======== Data records ========

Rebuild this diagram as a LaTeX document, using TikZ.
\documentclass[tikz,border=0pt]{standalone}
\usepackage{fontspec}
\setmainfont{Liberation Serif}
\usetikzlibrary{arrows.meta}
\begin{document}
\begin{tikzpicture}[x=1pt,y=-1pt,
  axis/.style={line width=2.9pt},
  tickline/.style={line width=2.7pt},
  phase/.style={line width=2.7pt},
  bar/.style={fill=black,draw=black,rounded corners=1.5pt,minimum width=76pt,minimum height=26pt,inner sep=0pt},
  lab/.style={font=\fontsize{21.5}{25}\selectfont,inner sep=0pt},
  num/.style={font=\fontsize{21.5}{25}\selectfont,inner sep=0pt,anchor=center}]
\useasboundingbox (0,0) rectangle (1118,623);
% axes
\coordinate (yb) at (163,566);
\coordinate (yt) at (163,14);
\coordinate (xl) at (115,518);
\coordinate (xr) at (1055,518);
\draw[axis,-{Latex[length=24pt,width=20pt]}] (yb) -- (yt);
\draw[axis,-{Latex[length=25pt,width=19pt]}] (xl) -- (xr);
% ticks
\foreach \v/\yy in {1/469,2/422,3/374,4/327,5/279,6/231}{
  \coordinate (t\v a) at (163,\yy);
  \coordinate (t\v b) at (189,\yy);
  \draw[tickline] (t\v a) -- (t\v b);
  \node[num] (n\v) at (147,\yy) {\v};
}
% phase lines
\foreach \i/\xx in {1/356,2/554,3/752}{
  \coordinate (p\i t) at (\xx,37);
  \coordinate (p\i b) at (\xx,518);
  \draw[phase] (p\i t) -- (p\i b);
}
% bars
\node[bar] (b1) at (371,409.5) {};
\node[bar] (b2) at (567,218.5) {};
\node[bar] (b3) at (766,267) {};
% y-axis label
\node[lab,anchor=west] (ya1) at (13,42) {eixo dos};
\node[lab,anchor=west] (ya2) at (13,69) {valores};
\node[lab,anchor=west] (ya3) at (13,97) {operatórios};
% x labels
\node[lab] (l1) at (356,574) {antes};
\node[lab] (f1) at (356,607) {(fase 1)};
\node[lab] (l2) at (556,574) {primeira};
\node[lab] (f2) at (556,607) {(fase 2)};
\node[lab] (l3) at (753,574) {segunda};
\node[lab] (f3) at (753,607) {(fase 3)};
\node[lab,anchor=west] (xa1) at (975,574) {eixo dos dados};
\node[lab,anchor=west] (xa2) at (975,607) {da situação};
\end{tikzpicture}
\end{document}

========
======== Data records ========

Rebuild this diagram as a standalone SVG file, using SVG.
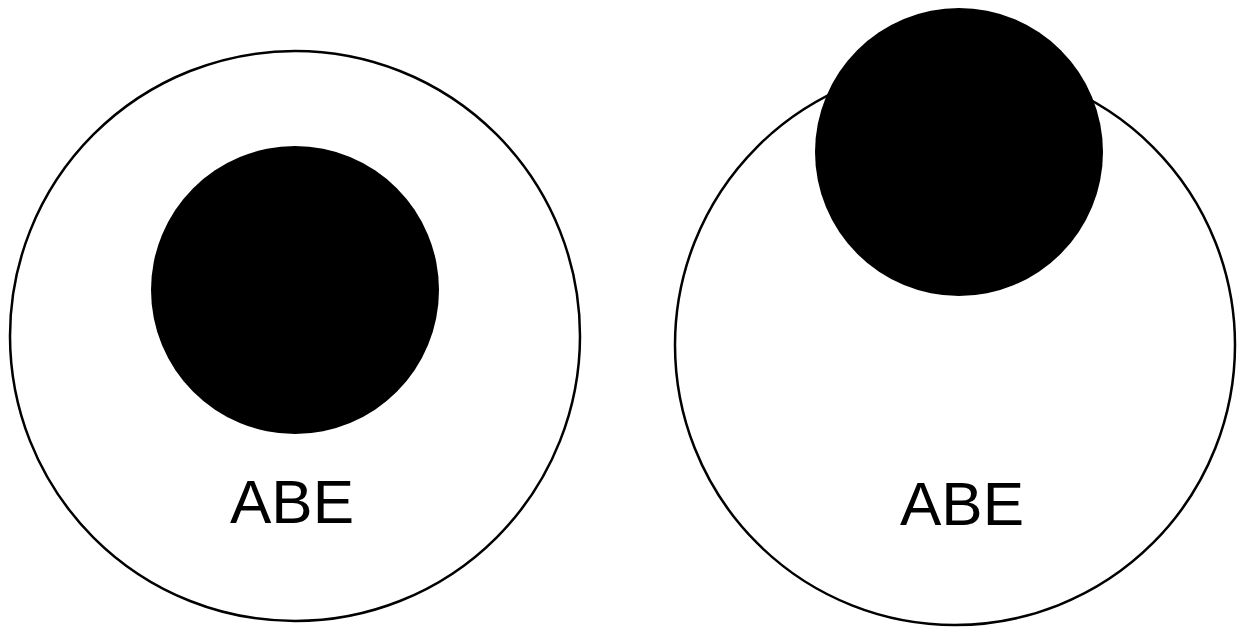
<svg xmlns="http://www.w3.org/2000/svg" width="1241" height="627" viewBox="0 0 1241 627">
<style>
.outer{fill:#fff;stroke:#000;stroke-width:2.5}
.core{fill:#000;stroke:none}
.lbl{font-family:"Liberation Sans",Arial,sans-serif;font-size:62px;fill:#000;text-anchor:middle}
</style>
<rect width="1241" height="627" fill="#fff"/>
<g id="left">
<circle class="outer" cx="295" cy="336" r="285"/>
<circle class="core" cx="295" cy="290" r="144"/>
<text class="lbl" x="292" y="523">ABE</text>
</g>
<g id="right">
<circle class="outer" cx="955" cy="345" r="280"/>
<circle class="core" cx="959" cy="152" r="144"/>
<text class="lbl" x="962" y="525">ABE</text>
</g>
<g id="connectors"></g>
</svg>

========

* Direction *
Select, from the listing, all lines that include the word "standalone".

* Right answer *
\documentclass[tikz,border=0pt]{standalone}
Rebuild this diagram as a standalone SVG file, using SVG.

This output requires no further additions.